• Task directions:
Repeat exactly the lines running from the first line of the data to the line containing "(reg) at (1199,489)", both ends included, and nothing else; drop the pictures.

• Data:
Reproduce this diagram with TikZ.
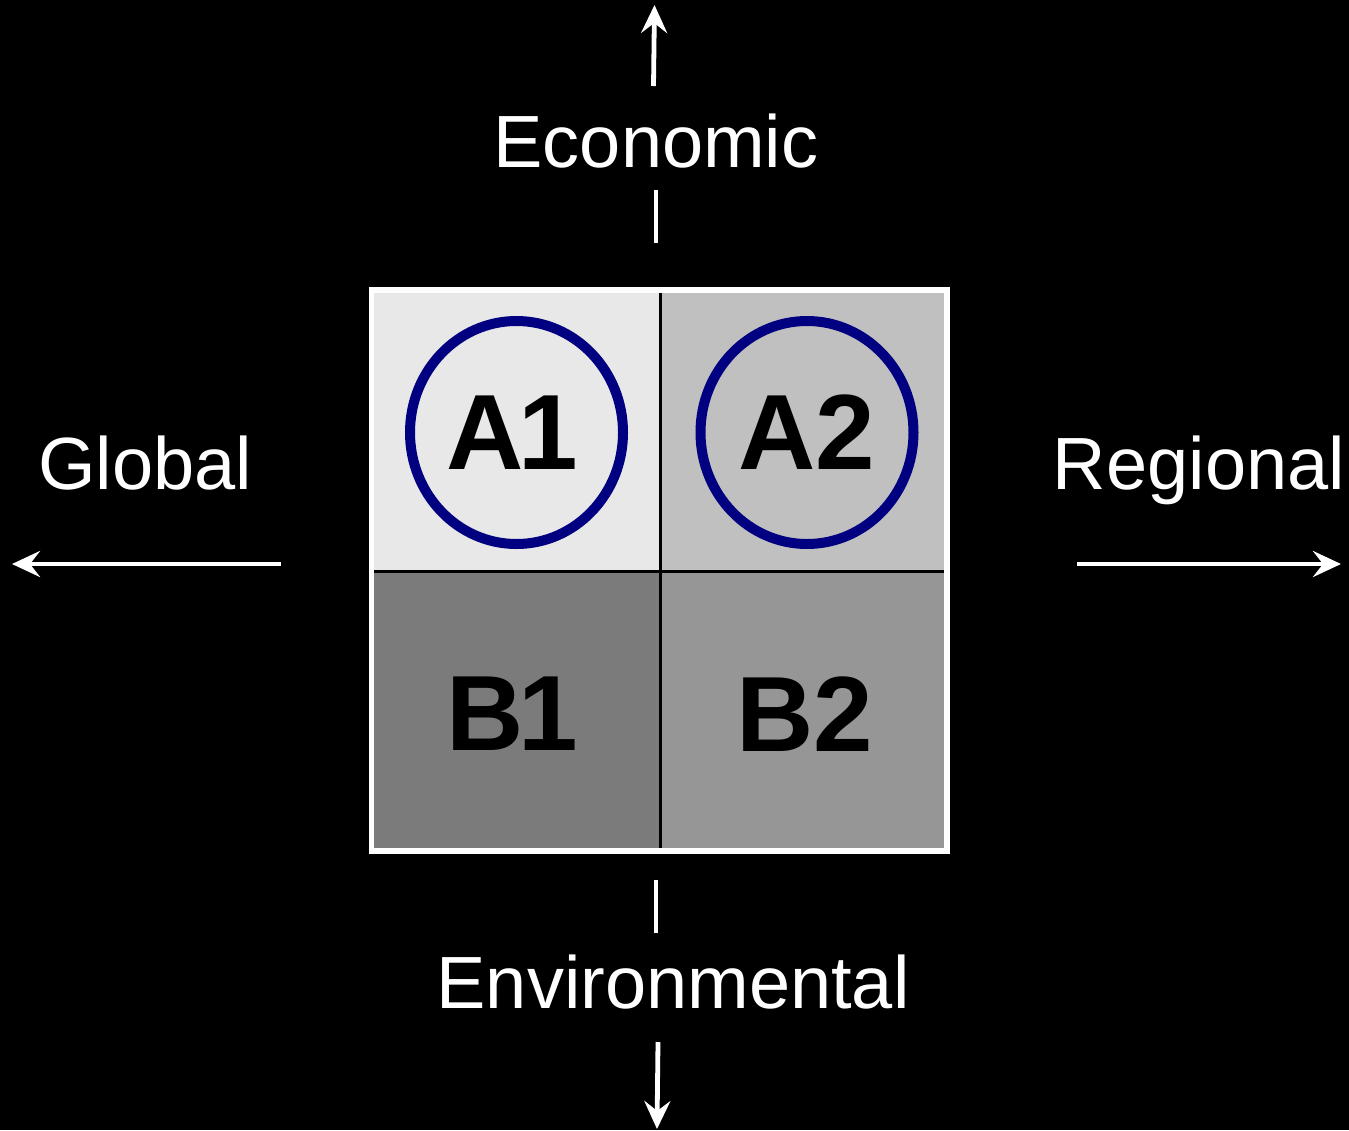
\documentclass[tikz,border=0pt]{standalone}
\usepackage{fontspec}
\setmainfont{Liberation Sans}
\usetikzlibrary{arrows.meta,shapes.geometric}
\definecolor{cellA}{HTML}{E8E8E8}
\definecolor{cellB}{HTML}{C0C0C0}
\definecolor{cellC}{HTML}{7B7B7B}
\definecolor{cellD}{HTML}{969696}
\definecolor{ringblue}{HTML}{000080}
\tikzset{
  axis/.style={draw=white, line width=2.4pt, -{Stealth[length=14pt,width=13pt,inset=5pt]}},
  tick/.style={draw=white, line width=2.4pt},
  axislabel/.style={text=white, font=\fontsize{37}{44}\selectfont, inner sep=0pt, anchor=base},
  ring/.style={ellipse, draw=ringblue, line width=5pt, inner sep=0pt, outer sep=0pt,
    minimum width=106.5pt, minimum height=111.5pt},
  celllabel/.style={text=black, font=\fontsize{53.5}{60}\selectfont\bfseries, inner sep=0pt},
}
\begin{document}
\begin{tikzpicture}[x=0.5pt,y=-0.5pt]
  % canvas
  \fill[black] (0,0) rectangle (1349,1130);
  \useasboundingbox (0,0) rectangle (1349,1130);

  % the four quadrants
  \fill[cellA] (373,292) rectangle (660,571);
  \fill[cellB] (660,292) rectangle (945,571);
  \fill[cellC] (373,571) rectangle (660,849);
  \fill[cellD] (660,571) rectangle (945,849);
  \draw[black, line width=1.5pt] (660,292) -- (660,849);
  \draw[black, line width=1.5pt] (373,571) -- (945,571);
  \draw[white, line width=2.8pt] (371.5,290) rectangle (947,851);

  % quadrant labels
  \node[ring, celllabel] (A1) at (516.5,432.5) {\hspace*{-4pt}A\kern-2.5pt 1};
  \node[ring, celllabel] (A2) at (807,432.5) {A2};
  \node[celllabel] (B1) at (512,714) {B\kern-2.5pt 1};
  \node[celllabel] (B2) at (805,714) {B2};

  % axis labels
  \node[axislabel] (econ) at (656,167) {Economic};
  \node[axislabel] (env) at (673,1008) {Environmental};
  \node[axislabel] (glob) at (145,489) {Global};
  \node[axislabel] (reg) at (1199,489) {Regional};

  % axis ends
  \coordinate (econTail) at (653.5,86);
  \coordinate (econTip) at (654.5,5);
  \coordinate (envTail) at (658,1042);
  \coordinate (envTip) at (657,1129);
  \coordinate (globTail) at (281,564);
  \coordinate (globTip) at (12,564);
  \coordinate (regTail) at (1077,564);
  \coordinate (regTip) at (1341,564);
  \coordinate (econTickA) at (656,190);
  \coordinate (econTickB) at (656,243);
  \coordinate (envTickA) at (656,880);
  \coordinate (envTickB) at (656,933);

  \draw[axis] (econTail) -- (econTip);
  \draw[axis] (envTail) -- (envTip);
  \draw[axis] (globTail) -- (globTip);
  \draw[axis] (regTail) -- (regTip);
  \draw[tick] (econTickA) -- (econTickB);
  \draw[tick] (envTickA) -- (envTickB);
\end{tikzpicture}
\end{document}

• Response to the task:
Reproduce this diagram with TikZ.
\documentclass[tikz,border=0pt]{standalone}
\usepackage{fontspec}
\setmainfont{Liberation Sans}
\usetikzlibrary{arrows.meta,shapes.geometric}
\definecolor{cellA}{HTML}{E8E8E8}
\definecolor{cellB}{HTML}{C0C0C0}
\definecolor{cellC}{HTML}{7B7B7B}
\definecolor{cellD}{HTML}{969696}
\definecolor{ringblue}{HTML}{000080}
\tikzset{
  axis/.style={draw=white, line width=2.4pt, -{Stealth[length=14pt,width=13pt,inset=5pt]}},
  tick/.style={draw=white, line width=2.4pt},
  axislabel/.style={text=white, font=\fontsize{37}{44}\selectfont, inner sep=0pt, anchor=base},
  ring/.style={ellipse, draw=ringblue, line width=5pt, inner sep=0pt, outer sep=0pt,
    minimum width=106.5pt, minimum height=111.5pt},
  celllabel/.style={text=black, font=\fontsize{53.5}{60}\selectfont\bfseries, inner sep=0pt},
}
\begin{document}
\begin{tikzpicture}[x=0.5pt,y=-0.5pt]
  % canvas
  \fill[black] (0,0) rectangle (1349,1130);
  \useasboundingbox (0,0) rectangle (1349,1130);

  % the four quadrants
  \fill[cellA] (373,292) rectangle (660,571);
  \fill[cellB] (660,292) rectangle (945,571);
  \fill[cellC] (373,571) rectangle (660,849);
  \fill[cellD] (660,571) rectangle (945,849);
  \draw[black, line width=1.5pt] (660,292) -- (660,849);
  \draw[black, line width=1.5pt] (373,571) -- (945,571);
  \draw[white, line width=2.8pt] (371.5,290) rectangle (947,851);

  % quadrant labels
  \node[ring, celllabel] (A1) at (516.5,432.5) {\hspace*{-4pt}A\kern-2.5pt 1};
  \node[ring, celllabel] (A2) at (807,432.5) {A2};
  \node[celllabel] (B1) at (512,714) {B\kern-2.5pt 1};
  \node[celllabel] (B2) at (805,714) {B2};

  % axis labels
  \node[axislabel] (econ) at (656,167) {Economic};
  \node[axislabel] (env) at (673,1008) {Environmental};
  \node[axislabel] (glob) at (145,489) {Global};
  \node[axislabel] (reg) at (1199,489) {Regional};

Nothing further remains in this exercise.